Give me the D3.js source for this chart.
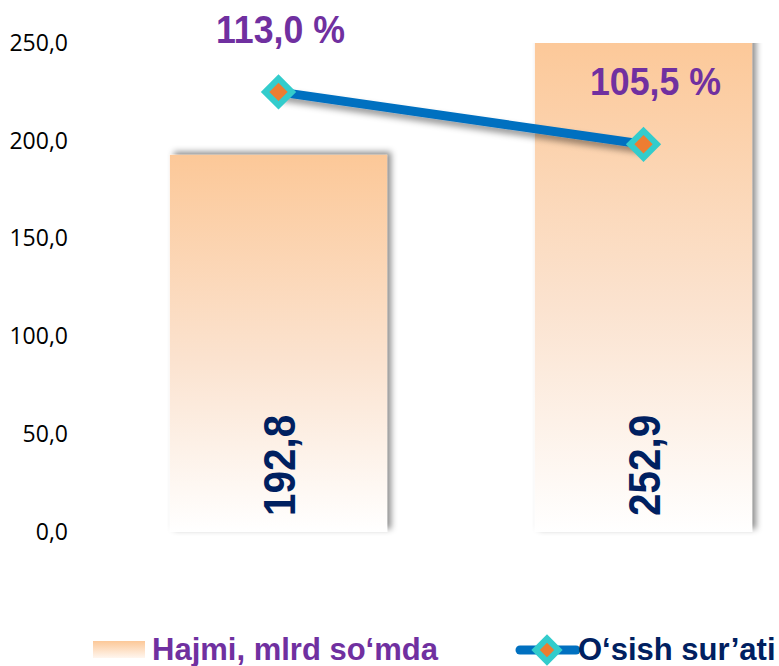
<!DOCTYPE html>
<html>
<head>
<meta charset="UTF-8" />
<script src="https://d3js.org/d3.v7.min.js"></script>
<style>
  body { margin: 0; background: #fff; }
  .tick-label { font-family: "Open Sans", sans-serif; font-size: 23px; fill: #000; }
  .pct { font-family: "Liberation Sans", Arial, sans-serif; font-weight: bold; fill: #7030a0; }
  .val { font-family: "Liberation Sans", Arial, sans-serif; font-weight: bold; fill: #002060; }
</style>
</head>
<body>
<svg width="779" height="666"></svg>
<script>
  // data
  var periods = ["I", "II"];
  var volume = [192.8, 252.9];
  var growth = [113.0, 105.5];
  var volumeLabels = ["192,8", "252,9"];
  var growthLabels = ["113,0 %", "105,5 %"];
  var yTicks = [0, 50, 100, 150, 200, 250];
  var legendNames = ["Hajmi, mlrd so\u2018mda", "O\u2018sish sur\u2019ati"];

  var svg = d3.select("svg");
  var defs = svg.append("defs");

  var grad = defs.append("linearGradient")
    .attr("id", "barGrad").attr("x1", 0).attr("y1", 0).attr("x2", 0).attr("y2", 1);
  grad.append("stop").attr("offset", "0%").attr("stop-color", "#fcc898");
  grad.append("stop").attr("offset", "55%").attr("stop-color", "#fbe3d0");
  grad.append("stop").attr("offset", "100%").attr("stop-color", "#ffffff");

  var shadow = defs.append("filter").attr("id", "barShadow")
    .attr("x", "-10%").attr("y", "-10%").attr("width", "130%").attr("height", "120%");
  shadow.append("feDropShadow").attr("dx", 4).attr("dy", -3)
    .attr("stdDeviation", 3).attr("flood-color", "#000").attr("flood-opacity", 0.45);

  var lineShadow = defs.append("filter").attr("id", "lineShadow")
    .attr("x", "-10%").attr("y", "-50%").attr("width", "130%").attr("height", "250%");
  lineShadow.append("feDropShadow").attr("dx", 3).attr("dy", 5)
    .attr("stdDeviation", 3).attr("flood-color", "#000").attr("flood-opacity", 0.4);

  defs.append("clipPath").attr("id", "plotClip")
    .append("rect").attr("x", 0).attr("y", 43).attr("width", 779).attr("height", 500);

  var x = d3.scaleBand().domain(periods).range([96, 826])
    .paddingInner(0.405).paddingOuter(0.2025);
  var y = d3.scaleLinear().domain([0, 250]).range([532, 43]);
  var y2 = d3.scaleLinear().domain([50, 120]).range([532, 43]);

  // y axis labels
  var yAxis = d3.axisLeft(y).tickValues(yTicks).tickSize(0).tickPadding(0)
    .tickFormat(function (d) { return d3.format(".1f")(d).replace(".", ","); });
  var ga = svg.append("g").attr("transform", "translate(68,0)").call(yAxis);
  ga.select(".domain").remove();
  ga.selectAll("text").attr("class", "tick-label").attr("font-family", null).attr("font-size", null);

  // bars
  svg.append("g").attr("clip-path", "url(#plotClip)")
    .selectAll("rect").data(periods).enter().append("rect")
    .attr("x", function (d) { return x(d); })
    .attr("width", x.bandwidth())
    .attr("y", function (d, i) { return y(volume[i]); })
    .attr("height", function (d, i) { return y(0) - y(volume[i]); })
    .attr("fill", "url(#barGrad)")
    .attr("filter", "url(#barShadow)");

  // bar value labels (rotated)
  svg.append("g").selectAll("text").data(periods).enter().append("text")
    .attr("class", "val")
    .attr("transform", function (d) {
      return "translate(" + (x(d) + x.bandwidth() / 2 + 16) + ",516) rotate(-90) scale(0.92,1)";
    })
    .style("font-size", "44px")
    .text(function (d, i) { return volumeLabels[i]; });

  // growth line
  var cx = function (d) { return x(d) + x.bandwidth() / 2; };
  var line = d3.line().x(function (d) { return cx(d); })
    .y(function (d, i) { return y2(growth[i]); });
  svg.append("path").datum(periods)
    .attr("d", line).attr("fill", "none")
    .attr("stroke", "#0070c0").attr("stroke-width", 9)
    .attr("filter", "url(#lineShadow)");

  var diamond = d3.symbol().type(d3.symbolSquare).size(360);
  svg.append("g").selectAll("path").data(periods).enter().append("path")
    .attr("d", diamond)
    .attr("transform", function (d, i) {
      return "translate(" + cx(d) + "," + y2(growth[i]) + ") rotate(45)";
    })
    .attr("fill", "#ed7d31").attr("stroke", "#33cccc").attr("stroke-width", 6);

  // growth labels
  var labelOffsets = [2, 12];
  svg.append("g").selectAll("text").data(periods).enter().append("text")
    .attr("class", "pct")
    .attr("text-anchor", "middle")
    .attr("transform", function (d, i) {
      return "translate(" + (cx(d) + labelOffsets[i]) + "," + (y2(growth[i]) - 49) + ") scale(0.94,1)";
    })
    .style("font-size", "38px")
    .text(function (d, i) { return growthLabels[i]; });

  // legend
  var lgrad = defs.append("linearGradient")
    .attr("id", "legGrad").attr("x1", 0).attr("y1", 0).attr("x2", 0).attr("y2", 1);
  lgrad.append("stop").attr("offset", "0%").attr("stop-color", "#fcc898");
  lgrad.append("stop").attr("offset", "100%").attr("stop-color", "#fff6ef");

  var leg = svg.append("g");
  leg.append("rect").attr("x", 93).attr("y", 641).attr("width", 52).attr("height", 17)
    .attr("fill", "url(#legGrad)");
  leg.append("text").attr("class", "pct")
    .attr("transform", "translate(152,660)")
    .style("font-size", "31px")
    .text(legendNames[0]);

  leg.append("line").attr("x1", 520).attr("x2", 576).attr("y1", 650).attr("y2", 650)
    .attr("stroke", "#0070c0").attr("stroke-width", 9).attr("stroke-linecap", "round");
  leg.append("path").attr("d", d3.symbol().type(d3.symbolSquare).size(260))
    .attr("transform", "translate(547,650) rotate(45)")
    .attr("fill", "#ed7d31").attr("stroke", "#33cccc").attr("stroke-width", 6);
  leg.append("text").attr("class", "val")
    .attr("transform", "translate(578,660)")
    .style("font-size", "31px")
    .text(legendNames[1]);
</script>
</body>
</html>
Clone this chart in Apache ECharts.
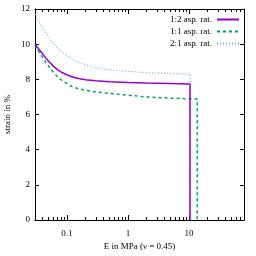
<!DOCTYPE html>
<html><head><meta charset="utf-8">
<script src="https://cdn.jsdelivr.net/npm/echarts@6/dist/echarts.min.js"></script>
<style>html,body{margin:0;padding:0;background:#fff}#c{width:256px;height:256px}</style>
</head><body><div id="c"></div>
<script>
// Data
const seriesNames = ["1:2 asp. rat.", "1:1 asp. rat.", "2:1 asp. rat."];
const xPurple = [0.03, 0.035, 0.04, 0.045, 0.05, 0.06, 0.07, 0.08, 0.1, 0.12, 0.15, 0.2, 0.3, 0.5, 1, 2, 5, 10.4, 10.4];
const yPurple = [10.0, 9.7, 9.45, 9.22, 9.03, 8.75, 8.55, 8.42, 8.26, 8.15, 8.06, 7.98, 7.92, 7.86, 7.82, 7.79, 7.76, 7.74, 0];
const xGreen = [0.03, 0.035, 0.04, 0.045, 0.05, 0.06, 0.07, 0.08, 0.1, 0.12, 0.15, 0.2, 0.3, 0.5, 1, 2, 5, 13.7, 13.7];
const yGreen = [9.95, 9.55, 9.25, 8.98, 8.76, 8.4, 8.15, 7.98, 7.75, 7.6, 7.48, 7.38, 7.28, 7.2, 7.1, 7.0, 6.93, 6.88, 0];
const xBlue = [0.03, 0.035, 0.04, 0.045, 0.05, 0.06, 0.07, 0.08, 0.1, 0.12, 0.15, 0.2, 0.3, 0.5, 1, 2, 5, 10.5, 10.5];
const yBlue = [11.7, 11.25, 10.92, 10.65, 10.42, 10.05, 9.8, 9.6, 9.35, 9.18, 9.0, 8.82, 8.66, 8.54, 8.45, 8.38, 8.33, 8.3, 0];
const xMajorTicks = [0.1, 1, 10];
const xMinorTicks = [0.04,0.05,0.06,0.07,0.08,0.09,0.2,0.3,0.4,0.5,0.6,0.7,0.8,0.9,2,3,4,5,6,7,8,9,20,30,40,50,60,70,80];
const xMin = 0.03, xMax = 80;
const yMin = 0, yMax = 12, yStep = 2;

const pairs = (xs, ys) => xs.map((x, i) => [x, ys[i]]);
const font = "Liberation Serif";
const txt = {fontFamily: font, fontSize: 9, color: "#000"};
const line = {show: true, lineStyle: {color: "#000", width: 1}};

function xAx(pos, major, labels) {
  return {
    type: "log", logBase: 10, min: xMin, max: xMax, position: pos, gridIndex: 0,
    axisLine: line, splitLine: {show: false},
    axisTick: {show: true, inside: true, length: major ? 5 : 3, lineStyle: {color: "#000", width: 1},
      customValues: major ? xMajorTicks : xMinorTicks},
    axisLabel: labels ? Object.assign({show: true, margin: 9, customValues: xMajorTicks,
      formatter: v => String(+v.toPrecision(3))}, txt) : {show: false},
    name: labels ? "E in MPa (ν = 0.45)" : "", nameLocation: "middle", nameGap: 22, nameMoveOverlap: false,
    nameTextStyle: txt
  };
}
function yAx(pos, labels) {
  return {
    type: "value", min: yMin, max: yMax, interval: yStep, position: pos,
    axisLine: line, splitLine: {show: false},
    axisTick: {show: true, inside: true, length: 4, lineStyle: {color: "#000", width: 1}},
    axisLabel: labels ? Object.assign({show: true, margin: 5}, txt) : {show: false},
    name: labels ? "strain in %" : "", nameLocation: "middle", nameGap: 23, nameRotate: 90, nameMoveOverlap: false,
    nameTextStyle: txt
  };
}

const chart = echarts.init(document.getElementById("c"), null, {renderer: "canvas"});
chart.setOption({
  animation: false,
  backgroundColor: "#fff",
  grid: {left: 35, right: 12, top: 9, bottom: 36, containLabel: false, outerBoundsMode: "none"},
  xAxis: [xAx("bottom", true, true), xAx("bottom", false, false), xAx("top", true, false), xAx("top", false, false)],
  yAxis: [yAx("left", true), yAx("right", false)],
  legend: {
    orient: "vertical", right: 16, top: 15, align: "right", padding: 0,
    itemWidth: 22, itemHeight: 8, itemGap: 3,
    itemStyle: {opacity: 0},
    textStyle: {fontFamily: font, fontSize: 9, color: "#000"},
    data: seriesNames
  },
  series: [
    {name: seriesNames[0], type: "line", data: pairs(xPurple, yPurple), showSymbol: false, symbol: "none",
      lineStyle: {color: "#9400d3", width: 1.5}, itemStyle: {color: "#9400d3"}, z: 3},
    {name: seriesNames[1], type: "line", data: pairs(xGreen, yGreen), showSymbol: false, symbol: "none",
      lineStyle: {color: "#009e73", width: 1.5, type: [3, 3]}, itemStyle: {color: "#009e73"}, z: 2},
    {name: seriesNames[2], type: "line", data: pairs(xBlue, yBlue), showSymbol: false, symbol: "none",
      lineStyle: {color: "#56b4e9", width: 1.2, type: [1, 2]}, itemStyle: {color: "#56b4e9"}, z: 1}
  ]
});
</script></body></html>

-------------------------

Stated goal → Using the data above, copy each line that contains "this".

Full answer →
Give me the D3.js source for this chart.
Clone this chart in Apache ECharts.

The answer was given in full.